Pasha added that expectations of reaching a staff level
agreement soon have shot up now that the government has floated
the currency, withdrawn farmer/export subsidies, and imposed
electricity surcharges.
He says, "On the other hand, it could be that the SBP has done a soft intervention or overseas Pakistanis decided to remit after seeing the rupee touch 286 against the dollar."
The value of the local currency has been depreciating amid
delays in a funding deal with the International Monetary Fund
(IMF), which is crucial for the South Asian's broken economy
faced with a balance-of-payment crisis.
The sides have been negotiating a policy framework since the
start of last month to agree on measures to bridge the fiscal
deficit ahead of an annual budget around June.
A staff-level agreement is yet to be signed, which finance
minister Ishaq Dar said on Thursday should be done by next week.
If negotiations succeed, the IMF will issue over $1 billion
to Pakistan, which is critical to unlock other bilateral and
multilateral funding.
A market-based currency exchange is one of several
conditions the IMF has made to approve the funding.
Moody's downgraded the crisis struck country unsecured debt
ratings to ‘’Caa3’ from ‘Caa1’ on Wednesday.

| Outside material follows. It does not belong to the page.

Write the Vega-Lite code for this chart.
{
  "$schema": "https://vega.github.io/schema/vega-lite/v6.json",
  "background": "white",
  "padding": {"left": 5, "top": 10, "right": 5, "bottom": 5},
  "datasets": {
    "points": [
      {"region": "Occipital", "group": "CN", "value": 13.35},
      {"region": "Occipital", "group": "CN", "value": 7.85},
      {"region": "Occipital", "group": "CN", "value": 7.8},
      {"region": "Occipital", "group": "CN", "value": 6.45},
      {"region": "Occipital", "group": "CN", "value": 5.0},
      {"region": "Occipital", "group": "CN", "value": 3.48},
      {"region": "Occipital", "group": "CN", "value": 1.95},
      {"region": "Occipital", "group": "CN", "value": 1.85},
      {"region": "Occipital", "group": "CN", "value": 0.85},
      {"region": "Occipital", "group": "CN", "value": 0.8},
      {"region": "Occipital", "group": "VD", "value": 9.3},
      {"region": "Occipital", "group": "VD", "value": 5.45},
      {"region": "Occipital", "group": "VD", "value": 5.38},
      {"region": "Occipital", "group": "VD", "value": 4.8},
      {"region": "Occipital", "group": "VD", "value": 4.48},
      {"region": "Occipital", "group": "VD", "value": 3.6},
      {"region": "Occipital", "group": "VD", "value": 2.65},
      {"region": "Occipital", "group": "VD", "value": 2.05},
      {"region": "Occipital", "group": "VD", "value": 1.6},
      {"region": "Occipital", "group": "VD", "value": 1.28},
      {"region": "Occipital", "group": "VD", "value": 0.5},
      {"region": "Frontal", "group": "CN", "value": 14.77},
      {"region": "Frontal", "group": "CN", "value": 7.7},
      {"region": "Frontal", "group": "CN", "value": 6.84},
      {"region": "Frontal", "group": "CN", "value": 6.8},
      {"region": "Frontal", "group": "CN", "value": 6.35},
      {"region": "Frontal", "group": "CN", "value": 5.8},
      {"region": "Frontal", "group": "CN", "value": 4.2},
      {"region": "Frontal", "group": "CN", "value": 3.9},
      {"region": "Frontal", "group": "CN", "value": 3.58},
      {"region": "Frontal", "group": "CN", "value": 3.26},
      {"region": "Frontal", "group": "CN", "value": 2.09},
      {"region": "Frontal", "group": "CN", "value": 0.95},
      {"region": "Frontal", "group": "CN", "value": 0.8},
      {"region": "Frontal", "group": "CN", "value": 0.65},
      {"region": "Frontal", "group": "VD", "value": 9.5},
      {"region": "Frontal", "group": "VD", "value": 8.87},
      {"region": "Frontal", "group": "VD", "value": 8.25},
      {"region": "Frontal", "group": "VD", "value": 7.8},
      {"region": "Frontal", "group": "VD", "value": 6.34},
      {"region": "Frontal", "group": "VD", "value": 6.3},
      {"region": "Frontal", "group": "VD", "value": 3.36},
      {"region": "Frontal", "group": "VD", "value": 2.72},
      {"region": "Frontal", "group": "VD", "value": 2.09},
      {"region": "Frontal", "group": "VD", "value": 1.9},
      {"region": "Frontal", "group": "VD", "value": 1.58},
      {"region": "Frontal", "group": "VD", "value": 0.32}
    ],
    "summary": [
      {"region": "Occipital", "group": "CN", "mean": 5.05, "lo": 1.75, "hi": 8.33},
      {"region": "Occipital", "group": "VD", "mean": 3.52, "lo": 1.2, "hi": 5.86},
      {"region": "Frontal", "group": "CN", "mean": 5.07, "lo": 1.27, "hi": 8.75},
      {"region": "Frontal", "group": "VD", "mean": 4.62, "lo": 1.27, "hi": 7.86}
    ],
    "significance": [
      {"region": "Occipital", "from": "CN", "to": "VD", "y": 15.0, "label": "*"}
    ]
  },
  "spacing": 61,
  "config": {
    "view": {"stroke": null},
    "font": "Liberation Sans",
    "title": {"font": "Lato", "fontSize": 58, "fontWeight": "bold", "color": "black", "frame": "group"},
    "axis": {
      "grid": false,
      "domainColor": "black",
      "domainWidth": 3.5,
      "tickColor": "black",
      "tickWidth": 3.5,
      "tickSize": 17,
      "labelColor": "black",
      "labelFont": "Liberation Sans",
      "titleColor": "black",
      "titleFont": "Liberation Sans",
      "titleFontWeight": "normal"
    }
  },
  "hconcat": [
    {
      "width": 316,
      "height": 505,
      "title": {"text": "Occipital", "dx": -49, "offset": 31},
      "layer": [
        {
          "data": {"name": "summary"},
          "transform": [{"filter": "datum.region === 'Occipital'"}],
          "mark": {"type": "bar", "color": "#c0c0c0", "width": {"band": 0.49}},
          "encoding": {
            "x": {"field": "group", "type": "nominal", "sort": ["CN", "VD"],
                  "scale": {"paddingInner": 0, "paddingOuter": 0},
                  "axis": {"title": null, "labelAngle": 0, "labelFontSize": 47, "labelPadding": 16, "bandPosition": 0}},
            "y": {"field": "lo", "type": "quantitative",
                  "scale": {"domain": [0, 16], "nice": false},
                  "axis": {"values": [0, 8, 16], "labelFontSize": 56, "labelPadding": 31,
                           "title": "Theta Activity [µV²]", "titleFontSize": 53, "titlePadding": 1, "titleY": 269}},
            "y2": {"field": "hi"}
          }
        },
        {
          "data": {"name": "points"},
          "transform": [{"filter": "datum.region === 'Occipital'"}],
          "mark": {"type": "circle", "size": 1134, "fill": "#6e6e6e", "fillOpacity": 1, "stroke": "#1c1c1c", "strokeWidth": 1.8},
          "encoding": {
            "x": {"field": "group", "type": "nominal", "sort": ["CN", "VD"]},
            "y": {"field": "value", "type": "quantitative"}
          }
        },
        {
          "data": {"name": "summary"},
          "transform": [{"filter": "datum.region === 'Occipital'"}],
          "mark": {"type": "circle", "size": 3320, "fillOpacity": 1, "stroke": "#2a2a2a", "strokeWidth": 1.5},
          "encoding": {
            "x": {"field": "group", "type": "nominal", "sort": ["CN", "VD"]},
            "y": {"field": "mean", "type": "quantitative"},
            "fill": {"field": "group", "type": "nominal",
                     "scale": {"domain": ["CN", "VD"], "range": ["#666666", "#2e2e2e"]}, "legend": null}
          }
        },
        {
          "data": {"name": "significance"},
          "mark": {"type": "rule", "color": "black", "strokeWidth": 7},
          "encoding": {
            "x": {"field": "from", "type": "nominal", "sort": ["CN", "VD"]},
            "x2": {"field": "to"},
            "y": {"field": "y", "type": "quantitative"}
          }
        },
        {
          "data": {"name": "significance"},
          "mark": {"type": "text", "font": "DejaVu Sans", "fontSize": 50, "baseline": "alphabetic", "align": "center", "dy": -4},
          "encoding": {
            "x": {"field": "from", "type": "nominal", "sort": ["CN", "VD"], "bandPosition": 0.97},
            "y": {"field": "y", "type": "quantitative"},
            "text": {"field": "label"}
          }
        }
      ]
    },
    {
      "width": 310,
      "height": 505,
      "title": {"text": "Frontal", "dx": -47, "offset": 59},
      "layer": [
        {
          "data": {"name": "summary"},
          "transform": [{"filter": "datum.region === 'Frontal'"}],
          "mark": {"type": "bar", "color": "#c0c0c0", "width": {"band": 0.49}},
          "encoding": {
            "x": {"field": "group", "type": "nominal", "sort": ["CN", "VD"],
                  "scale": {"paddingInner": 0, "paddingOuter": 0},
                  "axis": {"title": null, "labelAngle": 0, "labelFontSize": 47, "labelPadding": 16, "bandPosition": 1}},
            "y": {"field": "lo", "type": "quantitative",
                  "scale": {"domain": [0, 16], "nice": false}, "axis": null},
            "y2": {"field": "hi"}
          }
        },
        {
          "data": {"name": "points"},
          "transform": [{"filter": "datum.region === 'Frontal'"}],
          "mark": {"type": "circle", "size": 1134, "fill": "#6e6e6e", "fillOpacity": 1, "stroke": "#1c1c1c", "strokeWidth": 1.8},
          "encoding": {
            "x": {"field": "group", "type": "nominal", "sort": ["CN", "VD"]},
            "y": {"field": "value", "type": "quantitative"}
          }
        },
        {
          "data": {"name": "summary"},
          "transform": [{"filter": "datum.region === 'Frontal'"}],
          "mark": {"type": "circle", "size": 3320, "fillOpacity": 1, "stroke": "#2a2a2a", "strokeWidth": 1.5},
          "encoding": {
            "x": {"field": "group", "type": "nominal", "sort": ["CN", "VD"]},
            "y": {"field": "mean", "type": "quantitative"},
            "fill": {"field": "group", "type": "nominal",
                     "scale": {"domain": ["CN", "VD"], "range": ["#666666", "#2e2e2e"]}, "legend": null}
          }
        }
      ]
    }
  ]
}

On Friday five
Pakistani banks: Allied Bank Limited (ABL), Habib Bank Ltd.
(HBL), MCB Bank Limited (MCB), National Bank of Pakistan (NBP)
and United Bank Ltd. (UBL), were also downgraded to Caa3 from
Caa1.
(Reporting by Ariba Shahid in Karachi and Asif Shahzad in
Islamabad; Editing by Christian Schmollinger, Christopher
Cushing and Louise Heavens)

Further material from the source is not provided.